=== Exercise brief ===
Your task is to transcribe the data in full.

=== Data section ===
[Begin]
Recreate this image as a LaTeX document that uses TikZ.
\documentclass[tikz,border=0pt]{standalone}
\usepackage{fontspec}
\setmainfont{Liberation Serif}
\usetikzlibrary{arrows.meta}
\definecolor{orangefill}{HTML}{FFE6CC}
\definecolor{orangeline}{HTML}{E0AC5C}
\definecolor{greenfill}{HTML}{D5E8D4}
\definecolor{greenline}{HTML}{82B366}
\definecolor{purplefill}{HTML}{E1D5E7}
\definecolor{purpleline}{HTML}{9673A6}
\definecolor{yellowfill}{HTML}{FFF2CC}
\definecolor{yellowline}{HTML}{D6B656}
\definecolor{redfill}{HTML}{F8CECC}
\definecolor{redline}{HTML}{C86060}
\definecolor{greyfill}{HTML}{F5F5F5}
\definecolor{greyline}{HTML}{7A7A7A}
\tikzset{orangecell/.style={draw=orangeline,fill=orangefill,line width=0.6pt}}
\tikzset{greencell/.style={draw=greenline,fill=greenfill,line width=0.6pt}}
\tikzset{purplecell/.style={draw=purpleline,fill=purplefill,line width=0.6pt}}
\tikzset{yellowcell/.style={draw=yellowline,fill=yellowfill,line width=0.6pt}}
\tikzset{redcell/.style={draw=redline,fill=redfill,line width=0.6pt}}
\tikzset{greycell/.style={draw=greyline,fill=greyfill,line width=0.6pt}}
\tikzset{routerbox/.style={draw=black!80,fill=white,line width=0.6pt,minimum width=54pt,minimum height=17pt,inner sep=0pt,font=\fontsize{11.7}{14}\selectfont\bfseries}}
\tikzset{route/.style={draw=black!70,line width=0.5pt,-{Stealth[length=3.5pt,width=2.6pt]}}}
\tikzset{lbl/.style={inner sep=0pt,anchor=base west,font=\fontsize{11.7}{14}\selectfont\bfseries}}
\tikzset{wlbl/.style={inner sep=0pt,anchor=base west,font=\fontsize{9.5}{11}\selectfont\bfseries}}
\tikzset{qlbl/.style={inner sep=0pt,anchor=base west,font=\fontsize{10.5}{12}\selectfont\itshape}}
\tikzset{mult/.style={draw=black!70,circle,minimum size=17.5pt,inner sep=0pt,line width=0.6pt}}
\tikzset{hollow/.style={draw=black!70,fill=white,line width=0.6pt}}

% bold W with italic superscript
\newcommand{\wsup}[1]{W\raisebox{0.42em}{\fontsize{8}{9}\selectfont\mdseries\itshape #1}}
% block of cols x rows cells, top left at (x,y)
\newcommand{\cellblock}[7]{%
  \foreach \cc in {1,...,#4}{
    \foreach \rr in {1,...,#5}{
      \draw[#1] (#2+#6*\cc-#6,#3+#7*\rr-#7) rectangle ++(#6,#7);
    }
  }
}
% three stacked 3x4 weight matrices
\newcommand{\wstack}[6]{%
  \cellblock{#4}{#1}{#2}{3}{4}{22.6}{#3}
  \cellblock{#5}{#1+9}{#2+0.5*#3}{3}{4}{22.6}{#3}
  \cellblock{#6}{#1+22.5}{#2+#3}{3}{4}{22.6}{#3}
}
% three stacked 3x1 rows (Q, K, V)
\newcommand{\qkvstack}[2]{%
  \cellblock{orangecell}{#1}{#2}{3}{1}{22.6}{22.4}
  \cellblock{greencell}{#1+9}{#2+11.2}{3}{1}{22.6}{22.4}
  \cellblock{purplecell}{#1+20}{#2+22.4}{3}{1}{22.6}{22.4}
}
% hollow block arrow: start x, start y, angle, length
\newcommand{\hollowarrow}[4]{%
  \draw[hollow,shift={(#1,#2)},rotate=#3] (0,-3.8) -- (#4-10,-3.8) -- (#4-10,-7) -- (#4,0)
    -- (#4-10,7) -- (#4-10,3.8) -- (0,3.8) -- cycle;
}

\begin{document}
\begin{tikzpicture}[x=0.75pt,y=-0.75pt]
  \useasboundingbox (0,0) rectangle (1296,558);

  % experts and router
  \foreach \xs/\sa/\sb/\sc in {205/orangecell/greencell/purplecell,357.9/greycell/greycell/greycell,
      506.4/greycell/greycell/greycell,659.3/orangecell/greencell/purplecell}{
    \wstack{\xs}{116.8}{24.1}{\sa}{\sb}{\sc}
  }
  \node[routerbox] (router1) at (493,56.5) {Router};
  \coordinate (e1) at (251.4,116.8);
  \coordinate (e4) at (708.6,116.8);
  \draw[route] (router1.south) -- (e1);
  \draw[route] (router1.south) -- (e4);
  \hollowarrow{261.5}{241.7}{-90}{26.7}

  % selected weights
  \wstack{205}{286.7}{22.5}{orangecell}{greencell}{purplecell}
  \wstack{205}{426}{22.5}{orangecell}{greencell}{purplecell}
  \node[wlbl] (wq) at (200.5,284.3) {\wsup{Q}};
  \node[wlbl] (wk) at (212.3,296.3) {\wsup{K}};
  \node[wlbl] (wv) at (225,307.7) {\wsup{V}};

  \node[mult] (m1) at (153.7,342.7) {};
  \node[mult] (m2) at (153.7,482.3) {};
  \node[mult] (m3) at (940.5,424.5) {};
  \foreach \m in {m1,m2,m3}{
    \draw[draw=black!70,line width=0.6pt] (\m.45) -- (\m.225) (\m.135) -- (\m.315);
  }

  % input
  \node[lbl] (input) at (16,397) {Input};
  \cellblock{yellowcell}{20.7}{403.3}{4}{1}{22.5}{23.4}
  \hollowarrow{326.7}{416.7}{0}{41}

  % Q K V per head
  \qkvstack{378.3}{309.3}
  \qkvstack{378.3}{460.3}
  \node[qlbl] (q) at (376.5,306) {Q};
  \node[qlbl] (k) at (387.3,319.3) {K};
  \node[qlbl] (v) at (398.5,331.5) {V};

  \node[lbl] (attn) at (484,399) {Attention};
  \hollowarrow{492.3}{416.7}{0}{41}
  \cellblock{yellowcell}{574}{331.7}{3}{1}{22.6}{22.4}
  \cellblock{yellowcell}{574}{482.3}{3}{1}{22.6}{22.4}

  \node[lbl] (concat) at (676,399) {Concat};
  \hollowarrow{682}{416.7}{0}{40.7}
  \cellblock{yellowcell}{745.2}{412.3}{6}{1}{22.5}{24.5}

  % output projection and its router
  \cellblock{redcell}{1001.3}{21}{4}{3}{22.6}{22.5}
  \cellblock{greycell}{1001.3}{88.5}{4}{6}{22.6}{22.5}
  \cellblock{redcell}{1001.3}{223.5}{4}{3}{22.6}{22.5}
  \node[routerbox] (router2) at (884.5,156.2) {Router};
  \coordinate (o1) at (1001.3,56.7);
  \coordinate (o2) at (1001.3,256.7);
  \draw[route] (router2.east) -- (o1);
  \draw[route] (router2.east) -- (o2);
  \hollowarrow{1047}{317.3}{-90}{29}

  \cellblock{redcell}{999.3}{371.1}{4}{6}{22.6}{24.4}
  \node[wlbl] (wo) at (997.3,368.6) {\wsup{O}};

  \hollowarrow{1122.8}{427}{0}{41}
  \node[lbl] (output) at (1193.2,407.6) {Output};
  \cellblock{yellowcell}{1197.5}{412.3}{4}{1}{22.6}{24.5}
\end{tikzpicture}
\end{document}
[End]
=== Answer for this exercise ===
Recreate this image as a LaTeX document that uses TikZ.
\documentclass[tikz,border=0pt]{standalone}
\usepackage{fontspec}
\setmainfont{Liberation Serif}
\usetikzlibrary{arrows.meta}
\definecolor{orangefill}{HTML}{FFE6CC}
\definecolor{orangeline}{HTML}{E0AC5C}
\definecolor{greenfill}{HTML}{D5E8D4}
\definecolor{greenline}{HTML}{82B366}
\definecolor{purplefill}{HTML}{E1D5E7}
\definecolor{purpleline}{HTML}{9673A6}
\definecolor{yellowfill}{HTML}{FFF2CC}
\definecolor{yellowline}{HTML}{D6B656}
\definecolor{redfill}{HTML}{F8CECC}
\definecolor{redline}{HTML}{C86060}
\definecolor{greyfill}{HTML}{F5F5F5}
\definecolor{greyline}{HTML}{7A7A7A}
\tikzset{orangecell/.style={draw=orangeline,fill=orangefill,line width=0.6pt}}
\tikzset{greencell/.style={draw=greenline,fill=greenfill,line width=0.6pt}}
\tikzset{purplecell/.style={draw=purpleline,fill=purplefill,line width=0.6pt}}
\tikzset{yellowcell/.style={draw=yellowline,fill=yellowfill,line width=0.6pt}}
\tikzset{redcell/.style={draw=redline,fill=redfill,line width=0.6pt}}
\tikzset{greycell/.style={draw=greyline,fill=greyfill,line width=0.6pt}}
\tikzset{routerbox/.style={draw=black!80,fill=white,line width=0.6pt,minimum width=54pt,minimum height=17pt,inner sep=0pt,font=\fontsize{11.7}{14}\selectfont\bfseries}}
\tikzset{route/.style={draw=black!70,line width=0.5pt,-{Stealth[length=3.5pt,width=2.6pt]}}}
\tikzset{lbl/.style={inner sep=0pt,anchor=base west,font=\fontsize{11.7}{14}\selectfont\bfseries}}
\tikzset{wlbl/.style={inner sep=0pt,anchor=base west,font=\fontsize{9.5}{11}\selectfont\bfseries}}
\tikzset{qlbl/.style={inner sep=0pt,anchor=base west,font=\fontsize{10.5}{12}\selectfont\itshape}}
\tikzset{mult/.style={draw=black!70,circle,minimum size=17.5pt,inner sep=0pt,line width=0.6pt}}
\tikzset{hollow/.style={draw=black!70,fill=white,line width=0.6pt}}

% bold W with italic superscript
\newcommand{\wsup}[1]{W\raisebox{0.42em}{\fontsize{8}{9}\selectfont\mdseries\itshape #1}}
% block of cols x rows cells, top left at (x,y)
\newcommand{\cellblock}[7]{%
  \foreach \cc in {1,...,#4}{
    \foreach \rr in {1,...,#5}{
      \draw[#1] (#2+#6*\cc-#6,#3+#7*\rr-#7) rectangle ++(#6,#7);
    }
  }
}
% three stacked 3x4 weight matrices
\newcommand{\wstack}[6]{%
  \cellblock{#4}{#1}{#2}{3}{4}{22.6}{#3}
  \cellblock{#5}{#1+9}{#2+0.5*#3}{3}{4}{22.6}{#3}
  \cellblock{#6}{#1+22.5}{#2+#3}{3}{4}{22.6}{#3}
}
% three stacked 3x1 rows (Q, K, V)
\newcommand{\qkvstack}[2]{%
  \cellblock{orangecell}{#1}{#2}{3}{1}{22.6}{22.4}
  \cellblock{greencell}{#1+9}{#2+11.2}{3}{1}{22.6}{22.4}
  \cellblock{purplecell}{#1+20}{#2+22.4}{3}{1}{22.6}{22.4}
}
% hollow block arrow: start x, start y, angle, length
\newcommand{\hollowarrow}[4]{%
  \draw[hollow,shift={(#1,#2)},rotate=#3] (0,-3.8) -- (#4-10,-3.8) -- (#4-10,-7) -- (#4,0)
    -- (#4-10,7) -- (#4-10,3.8) -- (0,3.8) -- cycle;
}

\begin{document}
\begin{tikzpicture}[x=0.75pt,y=-0.75pt]
  \useasboundingbox (0,0) rectangle (1296,558);

  % experts and router
  \foreach \xs/\sa/\sb/\sc in {205/orangecell/greencell/purplecell,357.9/greycell/greycell/greycell,
      506.4/greycell/greycell/greycell,659.3/orangecell/greencell/purplecell}{
    \wstack{\xs}{116.8}{24.1}{\sa}{\sb}{\sc}
  }
  \node[routerbox] (router1) at (493,56.5) {Router};
  \coordinate (e1) at (251.4,116.8);
  \coordinate (e4) at (708.6,116.8);
  \draw[route] (router1.south) -- (e1);
  \draw[route] (router1.south) -- (e4);
  \hollowarrow{261.5}{241.7}{-90}{26.7}

  % selected weights
  \wstack{205}{286.7}{22.5}{orangecell}{greencell}{purplecell}
  \wstack{205}{426}{22.5}{orangecell}{greencell}{purplecell}
  \node[wlbl] (wq) at (200.5,284.3) {\wsup{Q}};
  \node[wlbl] (wk) at (212.3,296.3) {\wsup{K}};
  \node[wlbl] (wv) at (225,307.7) {\wsup{V}};

  \node[mult] (m1) at (153.7,342.7) {};
  \node[mult] (m2) at (153.7,482.3) {};
  \node[mult] (m3) at (940.5,424.5) {};
  \foreach \m in {m1,m2,m3}{
    \draw[draw=black!70,line width=0.6pt] (\m.45) -- (\m.225) (\m.135) -- (\m.315);
  }

  % input
  \node[lbl] (input) at (16,397) {Input};
  \cellblock{yellowcell}{20.7}{403.3}{4}{1}{22.5}{23.4}
  \hollowarrow{326.7}{416.7}{0}{41}

  % Q K V per head
  \qkvstack{378.3}{309.3}
  \qkvstack{378.3}{460.3}
  \node[qlbl] (q) at (376.5,306) {Q};
  \node[qlbl] (k) at (387.3,319.3) {K};
  \node[qlbl] (v) at (398.5,331.5) {V};

  \node[lbl] (attn) at (484,399) {Attention};
  \hollowarrow{492.3}{416.7}{0}{41}
  \cellblock{yellowcell}{574}{331.7}{3}{1}{22.6}{22.4}
  \cellblock{yellowcell}{574}{482.3}{3}{1}{22.6}{22.4}

  \node[lbl] (concat) at (676,399) {Concat};
  \hollowarrow{682}{416.7}{0}{40.7}
  \cellblock{yellowcell}{745.2}{412.3}{6}{1}{22.5}{24.5}

  % output projection and its router
  \cellblock{redcell}{1001.3}{21}{4}{3}{22.6}{22.5}
  \cellblock{greycell}{1001.3}{88.5}{4}{6}{22.6}{22.5}
  \cellblock{redcell}{1001.3}{223.5}{4}{3}{22.6}{22.5}
  \node[routerbox] (router2) at (884.5,156.2) {Router};
  \coordinate (o1) at (1001.3,56.7);
  \coordinate (o2) at (1001.3,256.7);
  \draw[route] (router2.east) -- (o1);
  \draw[route] (router2.east) -- (o2);
  \hollowarrow{1047}{317.3}{-90}{29}

  \cellblock{redcell}{999.3}{371.1}{4}{6}{22.6}{24.4}
  \node[wlbl] (wo) at (997.3,368.6) {\wsup{O}};

  \hollowarrow{1122.8}{427}{0}{41}
  \node[lbl] (output) at (1193.2,407.6) {Output};
  \cellblock{yellowcell}{1197.5}{412.3}{4}{1}{22.6}{24.5}
\end{tikzpicture}
\end{document}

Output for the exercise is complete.